During the press conference, Moore bafflingly denied that he had instructed the state’s probate judges to disobey a lower district court or the Supreme Court because his actions were in line with state law – even though that state law was invalidated.

Moore also complained that his legal orders have been “mischaracterized and misstated” by political enemies. Those “enemies” include local transgender activist Ambrosia Starling, whom he singled out for special invective: He called her a “transvestite” with a mental illness.

“We’re in a serious time in our country,” Moore asserted. He added that some of the people who have criticized him “just a few years ago would have been prescribed a mental illness, a mental disorder.”

Starling filed an ethics complaint against the chief justice and helped other activists to do the same. A total of about 30 ethics complaints were filed against Moore. Moore is being represented by the anti-gay Liberty Counsel (which also represents embattled Kentucky clerk Kim Davis).

This is the second time Moore has faced the possibility of losing his job. The judicial oversight body removed him from his role as chief justice in 2003 after a lengthy battle over Moore’s decision to display a large granite carving of the Ten Commandments at the state Judicial Building in Montgomery.

Moore was ordered by a federal court to remove the monument. He refused and was removed from his position. But he was not disbarred and remained eligible to run for chief justice again, which he did successfully in 2012.

The ghost of his previous removal was not absent from Moore’s press conference.

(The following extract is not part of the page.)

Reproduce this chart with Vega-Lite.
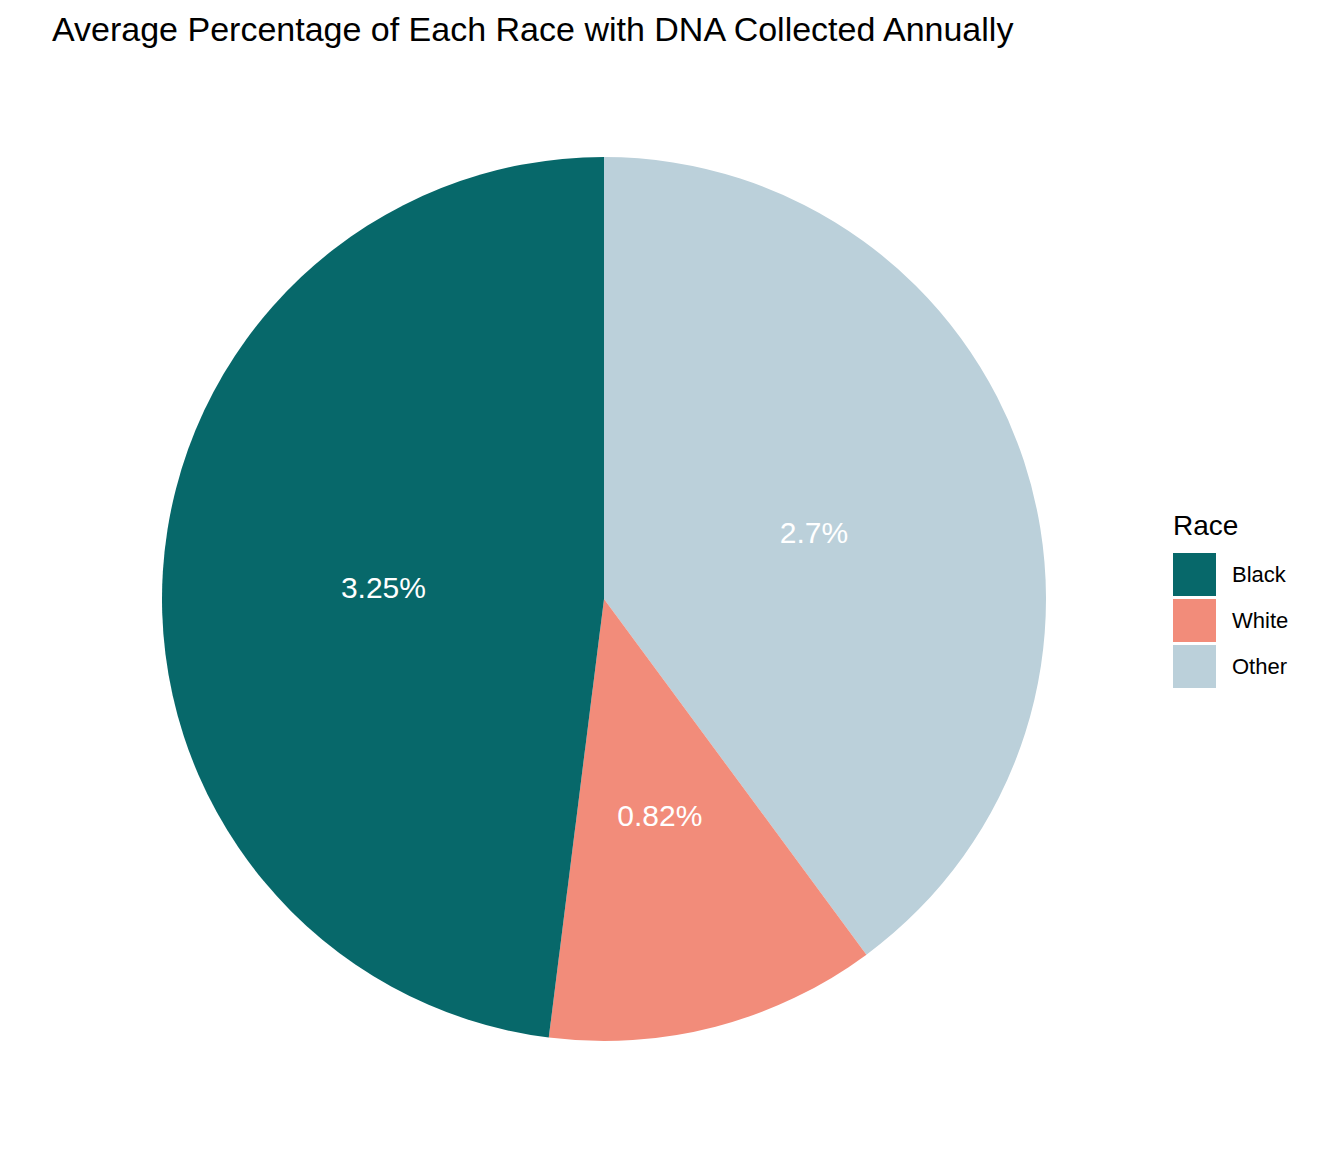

Liberty Counsel’s Mat Staver claimed that the Judiciary Inquiry Commission, which sends ethics complaints to be heard by the Court of the Judiciary, has no jurisdiction over Moore.

Those arguments didn’t impress the Southern Poverty Law Center, one of the groups that filed a complaint against Moore. Its president, Richard Cohen, called the justice the “ayatollah of Alabama” in a statement.

“All he’s doing, of course, is demonstrating once again why he’s unfit to be the chief justice of Alabama,” Cohen told the Associated Press.